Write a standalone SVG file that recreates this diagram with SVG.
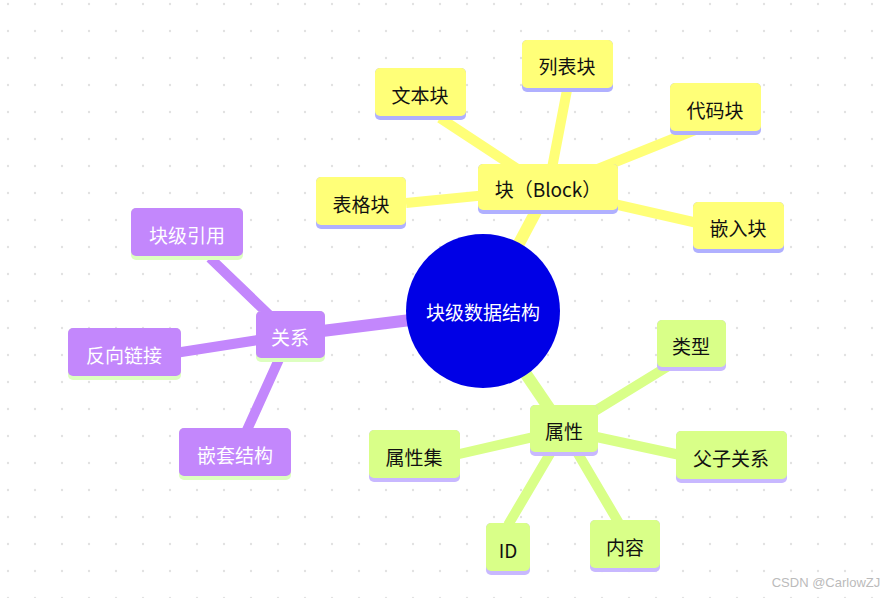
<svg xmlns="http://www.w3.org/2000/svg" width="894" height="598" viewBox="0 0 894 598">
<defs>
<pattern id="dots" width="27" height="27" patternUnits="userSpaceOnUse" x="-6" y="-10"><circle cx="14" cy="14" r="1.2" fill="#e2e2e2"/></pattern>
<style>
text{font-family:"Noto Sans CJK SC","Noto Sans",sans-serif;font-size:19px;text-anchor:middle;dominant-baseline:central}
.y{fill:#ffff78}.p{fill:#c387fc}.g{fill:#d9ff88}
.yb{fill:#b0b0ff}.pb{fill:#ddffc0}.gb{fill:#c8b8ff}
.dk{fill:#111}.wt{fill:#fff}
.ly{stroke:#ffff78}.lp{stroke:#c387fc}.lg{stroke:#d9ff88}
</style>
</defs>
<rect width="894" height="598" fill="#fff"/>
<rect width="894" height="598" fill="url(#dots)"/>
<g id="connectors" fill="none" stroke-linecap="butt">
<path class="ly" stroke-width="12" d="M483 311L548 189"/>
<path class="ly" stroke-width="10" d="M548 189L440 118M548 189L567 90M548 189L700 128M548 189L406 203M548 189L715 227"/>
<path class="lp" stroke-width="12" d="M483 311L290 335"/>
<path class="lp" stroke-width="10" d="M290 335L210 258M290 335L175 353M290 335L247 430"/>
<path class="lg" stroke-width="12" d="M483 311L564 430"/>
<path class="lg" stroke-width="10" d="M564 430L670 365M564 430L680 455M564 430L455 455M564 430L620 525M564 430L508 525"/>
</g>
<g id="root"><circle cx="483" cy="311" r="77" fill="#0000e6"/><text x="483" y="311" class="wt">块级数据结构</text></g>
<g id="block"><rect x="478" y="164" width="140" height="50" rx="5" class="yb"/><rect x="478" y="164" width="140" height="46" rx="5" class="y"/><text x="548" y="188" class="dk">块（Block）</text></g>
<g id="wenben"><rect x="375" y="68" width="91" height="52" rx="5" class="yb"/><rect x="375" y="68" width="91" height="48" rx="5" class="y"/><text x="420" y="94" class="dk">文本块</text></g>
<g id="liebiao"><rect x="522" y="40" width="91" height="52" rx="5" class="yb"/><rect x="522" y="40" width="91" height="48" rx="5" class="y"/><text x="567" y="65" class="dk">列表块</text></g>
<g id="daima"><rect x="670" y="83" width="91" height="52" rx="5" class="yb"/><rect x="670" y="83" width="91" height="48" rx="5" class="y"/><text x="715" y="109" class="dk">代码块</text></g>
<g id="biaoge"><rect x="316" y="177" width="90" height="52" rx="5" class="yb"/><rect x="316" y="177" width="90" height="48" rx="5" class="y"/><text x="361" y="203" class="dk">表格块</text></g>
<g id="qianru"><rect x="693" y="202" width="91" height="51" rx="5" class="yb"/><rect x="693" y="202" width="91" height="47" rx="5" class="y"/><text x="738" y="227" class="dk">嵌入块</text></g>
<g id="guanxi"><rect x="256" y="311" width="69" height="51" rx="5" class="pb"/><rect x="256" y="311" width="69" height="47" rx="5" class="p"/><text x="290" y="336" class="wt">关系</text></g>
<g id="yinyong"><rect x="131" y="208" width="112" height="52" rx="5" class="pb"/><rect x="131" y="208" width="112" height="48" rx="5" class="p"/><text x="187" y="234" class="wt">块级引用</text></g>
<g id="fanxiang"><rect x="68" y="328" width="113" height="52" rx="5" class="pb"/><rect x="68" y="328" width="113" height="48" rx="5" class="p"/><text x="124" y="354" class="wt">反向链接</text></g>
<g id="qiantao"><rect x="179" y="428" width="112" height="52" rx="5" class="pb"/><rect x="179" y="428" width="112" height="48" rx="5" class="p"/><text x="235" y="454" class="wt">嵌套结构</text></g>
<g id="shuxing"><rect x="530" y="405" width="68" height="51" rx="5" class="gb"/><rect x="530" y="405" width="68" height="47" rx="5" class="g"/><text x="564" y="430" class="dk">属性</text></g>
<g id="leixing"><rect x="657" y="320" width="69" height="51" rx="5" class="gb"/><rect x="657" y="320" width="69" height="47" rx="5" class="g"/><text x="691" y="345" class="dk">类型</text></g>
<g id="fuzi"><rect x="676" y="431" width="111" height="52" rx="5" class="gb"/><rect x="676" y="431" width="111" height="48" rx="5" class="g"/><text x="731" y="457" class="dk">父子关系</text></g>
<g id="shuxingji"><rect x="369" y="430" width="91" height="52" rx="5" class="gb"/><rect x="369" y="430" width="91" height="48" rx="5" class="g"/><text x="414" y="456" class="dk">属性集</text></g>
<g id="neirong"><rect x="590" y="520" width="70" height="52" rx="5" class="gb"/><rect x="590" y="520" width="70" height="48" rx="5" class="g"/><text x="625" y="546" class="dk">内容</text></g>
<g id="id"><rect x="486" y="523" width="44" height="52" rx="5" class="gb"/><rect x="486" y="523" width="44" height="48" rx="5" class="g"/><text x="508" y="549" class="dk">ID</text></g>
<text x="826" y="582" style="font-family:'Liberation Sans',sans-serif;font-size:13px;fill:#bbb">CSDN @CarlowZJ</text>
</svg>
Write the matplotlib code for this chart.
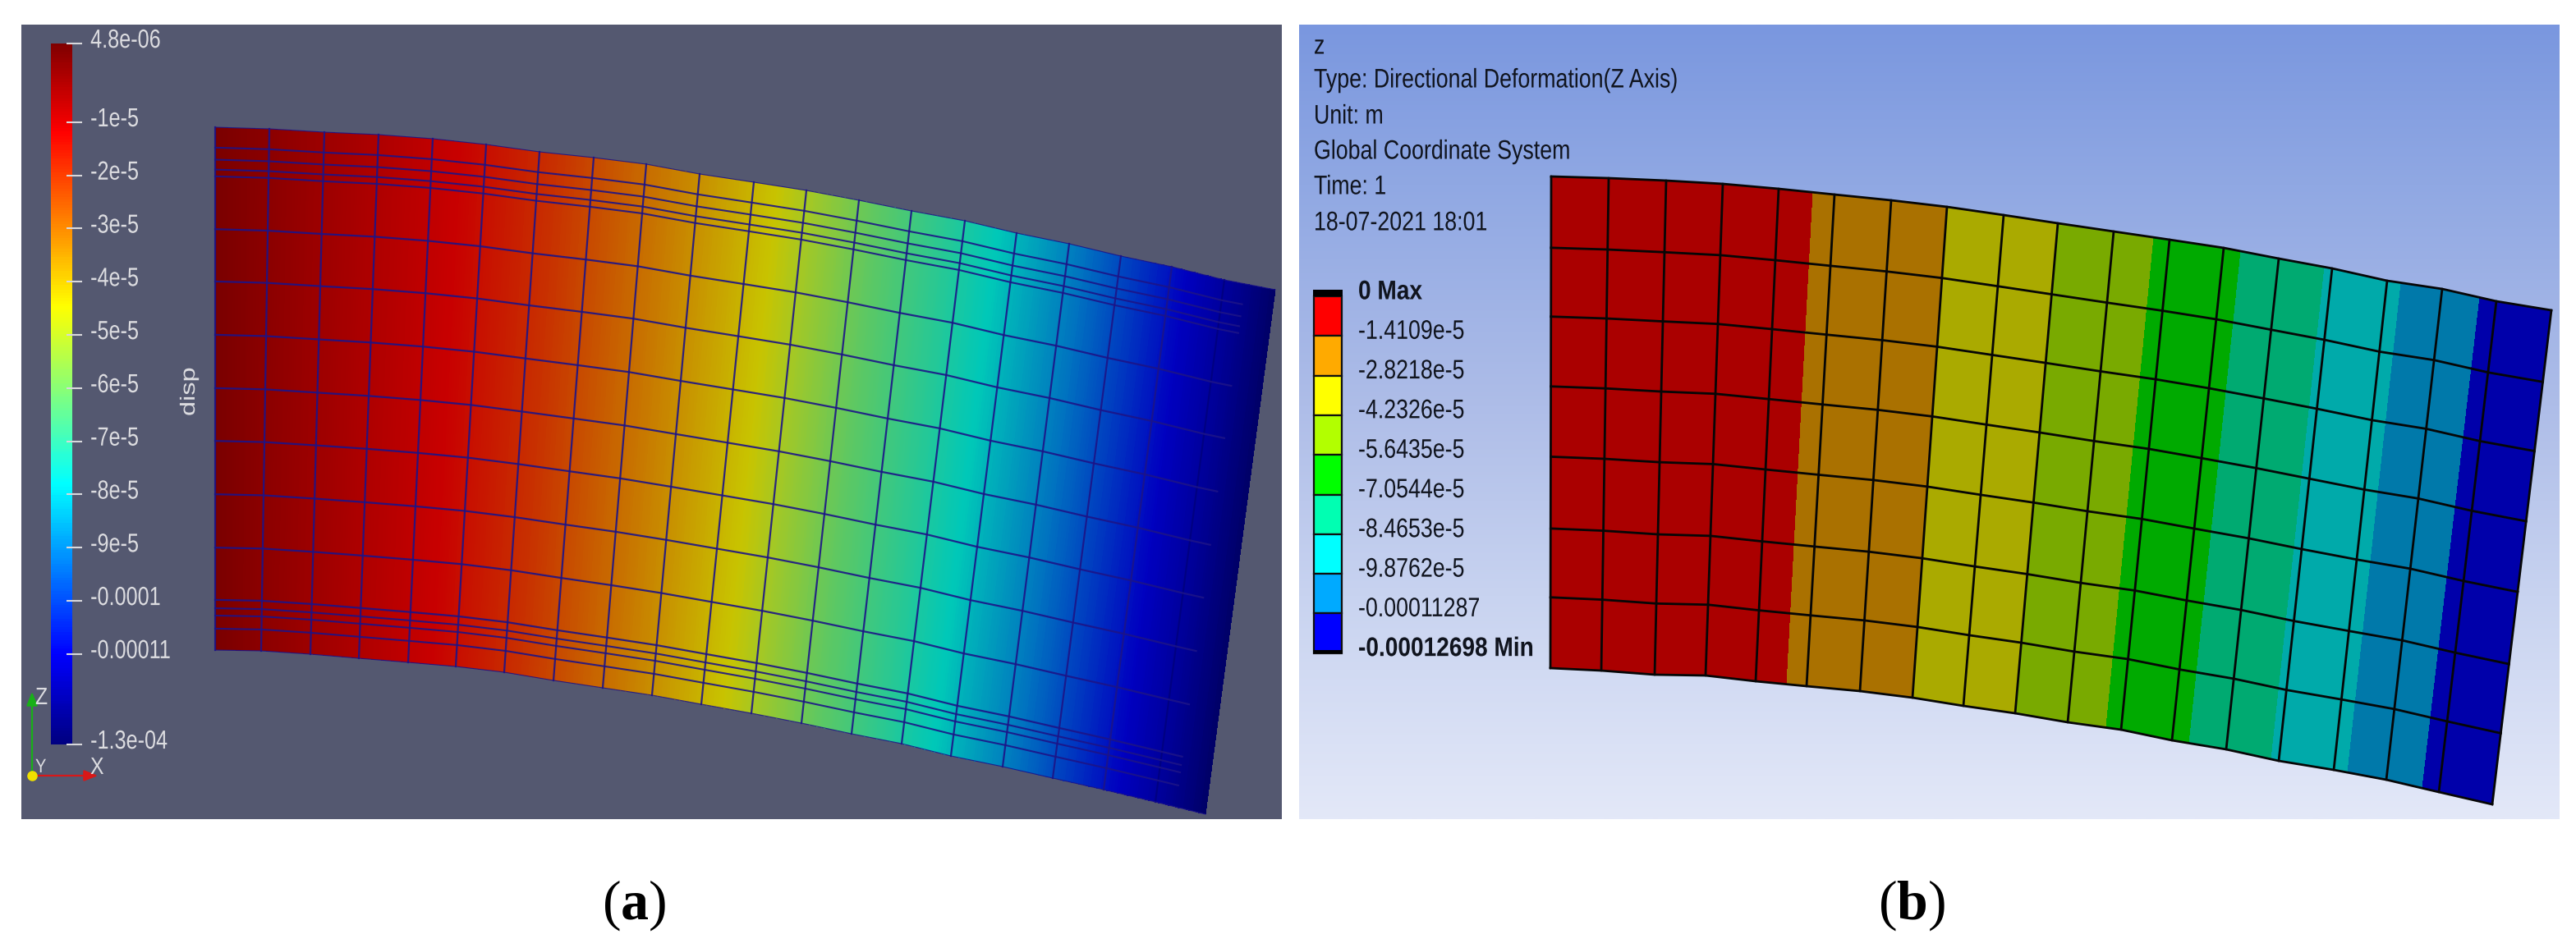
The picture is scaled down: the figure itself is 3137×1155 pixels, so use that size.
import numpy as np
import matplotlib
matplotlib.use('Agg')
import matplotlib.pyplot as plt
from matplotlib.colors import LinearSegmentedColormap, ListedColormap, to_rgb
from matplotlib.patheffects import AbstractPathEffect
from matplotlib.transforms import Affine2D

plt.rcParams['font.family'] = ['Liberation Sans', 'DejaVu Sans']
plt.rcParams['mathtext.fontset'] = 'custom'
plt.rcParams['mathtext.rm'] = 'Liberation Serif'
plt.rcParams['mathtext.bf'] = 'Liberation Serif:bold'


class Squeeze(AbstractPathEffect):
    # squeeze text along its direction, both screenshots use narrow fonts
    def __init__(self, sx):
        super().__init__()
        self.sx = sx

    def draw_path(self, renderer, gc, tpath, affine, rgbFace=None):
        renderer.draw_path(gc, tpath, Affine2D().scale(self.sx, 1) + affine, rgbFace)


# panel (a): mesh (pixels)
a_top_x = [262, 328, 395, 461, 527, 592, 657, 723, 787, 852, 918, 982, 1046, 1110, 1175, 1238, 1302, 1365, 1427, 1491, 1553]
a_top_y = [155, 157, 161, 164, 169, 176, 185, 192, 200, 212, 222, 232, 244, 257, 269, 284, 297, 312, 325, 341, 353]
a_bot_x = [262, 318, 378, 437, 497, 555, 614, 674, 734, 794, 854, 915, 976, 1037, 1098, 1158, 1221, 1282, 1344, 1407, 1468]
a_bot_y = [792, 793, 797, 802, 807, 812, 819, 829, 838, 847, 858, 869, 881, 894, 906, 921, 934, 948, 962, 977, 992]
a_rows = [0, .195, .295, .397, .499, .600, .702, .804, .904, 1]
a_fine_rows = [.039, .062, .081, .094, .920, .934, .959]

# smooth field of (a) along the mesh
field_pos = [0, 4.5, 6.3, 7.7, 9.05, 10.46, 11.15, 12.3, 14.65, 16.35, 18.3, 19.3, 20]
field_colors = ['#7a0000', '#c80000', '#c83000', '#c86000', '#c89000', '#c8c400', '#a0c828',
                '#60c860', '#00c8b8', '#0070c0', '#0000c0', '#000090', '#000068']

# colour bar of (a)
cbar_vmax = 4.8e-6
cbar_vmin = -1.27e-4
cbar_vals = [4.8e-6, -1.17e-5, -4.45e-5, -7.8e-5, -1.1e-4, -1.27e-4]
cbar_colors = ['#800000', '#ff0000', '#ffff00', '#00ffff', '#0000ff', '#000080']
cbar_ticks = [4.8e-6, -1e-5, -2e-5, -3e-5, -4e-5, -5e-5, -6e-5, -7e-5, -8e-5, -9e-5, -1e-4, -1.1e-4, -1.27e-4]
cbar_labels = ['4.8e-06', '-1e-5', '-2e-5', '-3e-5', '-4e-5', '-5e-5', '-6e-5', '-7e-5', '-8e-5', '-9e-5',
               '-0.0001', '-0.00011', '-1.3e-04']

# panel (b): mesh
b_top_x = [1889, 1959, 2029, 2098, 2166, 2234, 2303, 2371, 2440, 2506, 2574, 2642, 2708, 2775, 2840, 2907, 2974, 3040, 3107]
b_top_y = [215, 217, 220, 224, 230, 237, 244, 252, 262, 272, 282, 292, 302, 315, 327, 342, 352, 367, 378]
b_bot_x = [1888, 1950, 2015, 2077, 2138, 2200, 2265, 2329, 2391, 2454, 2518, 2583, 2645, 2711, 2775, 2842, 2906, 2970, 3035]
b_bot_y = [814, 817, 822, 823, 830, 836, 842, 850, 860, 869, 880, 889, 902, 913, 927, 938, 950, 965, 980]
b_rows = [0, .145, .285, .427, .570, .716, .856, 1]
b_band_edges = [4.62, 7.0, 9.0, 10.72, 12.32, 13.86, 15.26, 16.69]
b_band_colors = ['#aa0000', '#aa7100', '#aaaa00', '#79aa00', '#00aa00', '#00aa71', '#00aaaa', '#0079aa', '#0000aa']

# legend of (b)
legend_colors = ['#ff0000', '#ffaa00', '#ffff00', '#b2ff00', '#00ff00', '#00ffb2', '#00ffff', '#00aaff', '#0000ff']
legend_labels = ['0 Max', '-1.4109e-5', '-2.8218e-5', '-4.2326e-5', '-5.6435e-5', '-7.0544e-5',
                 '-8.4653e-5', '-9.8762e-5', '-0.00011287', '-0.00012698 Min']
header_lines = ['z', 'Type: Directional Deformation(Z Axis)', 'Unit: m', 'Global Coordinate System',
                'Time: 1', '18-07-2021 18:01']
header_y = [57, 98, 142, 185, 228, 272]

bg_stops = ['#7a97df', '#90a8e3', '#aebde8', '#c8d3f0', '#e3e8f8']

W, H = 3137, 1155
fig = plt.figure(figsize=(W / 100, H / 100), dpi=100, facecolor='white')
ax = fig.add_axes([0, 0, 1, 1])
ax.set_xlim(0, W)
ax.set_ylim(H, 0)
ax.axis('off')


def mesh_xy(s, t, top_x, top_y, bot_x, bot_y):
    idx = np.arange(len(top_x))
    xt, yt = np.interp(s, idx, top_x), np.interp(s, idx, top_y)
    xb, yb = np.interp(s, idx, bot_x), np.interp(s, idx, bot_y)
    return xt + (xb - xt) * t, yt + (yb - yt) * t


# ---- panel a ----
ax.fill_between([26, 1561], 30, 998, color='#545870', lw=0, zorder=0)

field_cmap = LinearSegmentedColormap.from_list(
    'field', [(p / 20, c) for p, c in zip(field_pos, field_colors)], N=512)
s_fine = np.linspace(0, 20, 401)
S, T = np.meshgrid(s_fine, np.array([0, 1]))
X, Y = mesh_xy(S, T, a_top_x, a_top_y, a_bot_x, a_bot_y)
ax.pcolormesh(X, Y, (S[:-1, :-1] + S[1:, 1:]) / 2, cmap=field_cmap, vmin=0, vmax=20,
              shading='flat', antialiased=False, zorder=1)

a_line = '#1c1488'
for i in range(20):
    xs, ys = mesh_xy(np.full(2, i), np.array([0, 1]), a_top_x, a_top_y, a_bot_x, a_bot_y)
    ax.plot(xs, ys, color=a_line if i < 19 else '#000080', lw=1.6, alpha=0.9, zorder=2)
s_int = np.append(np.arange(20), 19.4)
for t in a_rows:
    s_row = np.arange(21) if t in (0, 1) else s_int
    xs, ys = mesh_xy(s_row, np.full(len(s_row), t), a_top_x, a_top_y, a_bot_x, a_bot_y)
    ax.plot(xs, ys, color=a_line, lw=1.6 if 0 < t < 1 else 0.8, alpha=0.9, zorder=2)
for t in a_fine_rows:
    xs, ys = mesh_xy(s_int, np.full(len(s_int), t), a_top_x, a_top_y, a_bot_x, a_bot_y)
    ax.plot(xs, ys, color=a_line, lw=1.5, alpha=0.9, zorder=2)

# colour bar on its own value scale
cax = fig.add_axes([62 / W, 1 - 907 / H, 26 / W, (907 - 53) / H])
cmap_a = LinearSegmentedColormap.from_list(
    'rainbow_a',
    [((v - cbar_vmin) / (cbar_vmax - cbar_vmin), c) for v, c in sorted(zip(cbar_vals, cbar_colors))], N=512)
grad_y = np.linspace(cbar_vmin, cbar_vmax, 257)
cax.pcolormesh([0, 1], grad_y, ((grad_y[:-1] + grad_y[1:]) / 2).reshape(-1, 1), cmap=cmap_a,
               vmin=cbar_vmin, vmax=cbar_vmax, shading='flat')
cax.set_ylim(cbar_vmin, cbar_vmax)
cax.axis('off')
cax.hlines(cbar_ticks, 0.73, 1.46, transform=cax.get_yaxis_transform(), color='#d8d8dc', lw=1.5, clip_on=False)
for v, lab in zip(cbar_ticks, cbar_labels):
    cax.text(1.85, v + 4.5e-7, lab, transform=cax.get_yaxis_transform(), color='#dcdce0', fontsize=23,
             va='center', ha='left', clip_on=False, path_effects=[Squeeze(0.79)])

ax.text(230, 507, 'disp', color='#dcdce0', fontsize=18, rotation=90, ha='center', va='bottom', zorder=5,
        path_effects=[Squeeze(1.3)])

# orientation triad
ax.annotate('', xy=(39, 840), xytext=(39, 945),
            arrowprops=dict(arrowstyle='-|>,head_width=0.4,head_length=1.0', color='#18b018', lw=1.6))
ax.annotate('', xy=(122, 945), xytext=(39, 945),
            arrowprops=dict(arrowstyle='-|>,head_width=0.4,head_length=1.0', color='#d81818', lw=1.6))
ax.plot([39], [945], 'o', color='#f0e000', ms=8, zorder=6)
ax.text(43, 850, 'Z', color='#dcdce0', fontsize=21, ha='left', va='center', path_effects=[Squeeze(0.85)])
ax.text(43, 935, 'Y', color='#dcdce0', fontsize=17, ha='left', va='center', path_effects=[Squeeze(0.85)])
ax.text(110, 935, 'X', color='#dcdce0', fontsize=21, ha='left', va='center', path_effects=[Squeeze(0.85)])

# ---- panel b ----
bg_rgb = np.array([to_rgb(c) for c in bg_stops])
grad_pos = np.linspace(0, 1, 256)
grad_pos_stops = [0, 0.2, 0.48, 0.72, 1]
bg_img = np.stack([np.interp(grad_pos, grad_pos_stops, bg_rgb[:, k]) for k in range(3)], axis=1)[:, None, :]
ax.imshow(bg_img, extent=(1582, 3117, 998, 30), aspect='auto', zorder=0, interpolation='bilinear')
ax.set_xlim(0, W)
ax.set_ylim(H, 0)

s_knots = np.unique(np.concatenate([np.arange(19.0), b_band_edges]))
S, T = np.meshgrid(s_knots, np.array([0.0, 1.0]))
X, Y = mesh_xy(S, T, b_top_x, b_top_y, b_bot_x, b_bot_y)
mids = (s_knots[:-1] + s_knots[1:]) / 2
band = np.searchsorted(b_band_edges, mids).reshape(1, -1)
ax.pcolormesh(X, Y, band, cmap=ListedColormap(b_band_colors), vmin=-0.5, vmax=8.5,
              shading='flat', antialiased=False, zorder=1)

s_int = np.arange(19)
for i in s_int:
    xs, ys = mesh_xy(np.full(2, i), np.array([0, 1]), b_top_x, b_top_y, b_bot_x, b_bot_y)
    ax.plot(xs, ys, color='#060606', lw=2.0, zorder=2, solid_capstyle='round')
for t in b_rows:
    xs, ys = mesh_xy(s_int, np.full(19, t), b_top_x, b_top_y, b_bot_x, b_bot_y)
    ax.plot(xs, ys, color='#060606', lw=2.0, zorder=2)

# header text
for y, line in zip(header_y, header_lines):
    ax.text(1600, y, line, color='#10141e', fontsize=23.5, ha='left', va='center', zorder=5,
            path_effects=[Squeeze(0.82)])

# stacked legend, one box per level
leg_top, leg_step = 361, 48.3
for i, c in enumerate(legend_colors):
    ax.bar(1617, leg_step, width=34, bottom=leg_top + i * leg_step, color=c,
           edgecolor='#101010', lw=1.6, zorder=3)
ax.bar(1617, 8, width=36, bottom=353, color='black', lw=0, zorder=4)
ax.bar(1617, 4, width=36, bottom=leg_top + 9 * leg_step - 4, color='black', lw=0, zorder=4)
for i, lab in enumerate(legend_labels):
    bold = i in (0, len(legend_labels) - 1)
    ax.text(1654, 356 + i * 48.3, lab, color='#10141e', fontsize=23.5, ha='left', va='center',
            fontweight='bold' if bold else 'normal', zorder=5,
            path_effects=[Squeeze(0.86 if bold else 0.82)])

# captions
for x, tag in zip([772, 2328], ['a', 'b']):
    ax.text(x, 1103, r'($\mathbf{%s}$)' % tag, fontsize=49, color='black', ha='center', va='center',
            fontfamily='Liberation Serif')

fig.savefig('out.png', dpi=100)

- Task objective -
Transcribe exactly, and only, the lines beginning at the line containing "The picture is" and ending at the line containing "plt.rcParams['mathtext.bf'] = 'Liberation", both inclusive.

- Exercise result -
The picture is scaled down: the figure itself is 3137×1155 pixels, so use that size.
import numpy as np
import matplotlib
matplotlib.use('Agg')
import matplotlib.pyplot as plt
from matplotlib.colors import LinearSegmentedColormap, ListedColormap, to_rgb
from matplotlib.patheffects import AbstractPathEffect
from matplotlib.transforms import Affine2D

plt.rcParams['font.family'] = ['Liberation Sans', 'DejaVu Sans']
plt.rcParams['mathtext.fontset'] = 'custom'
plt.rcParams['mathtext.rm'] = 'Liberation Serif'
plt.rcParams['mathtext.bf'] = 'Liberation Serif:bold'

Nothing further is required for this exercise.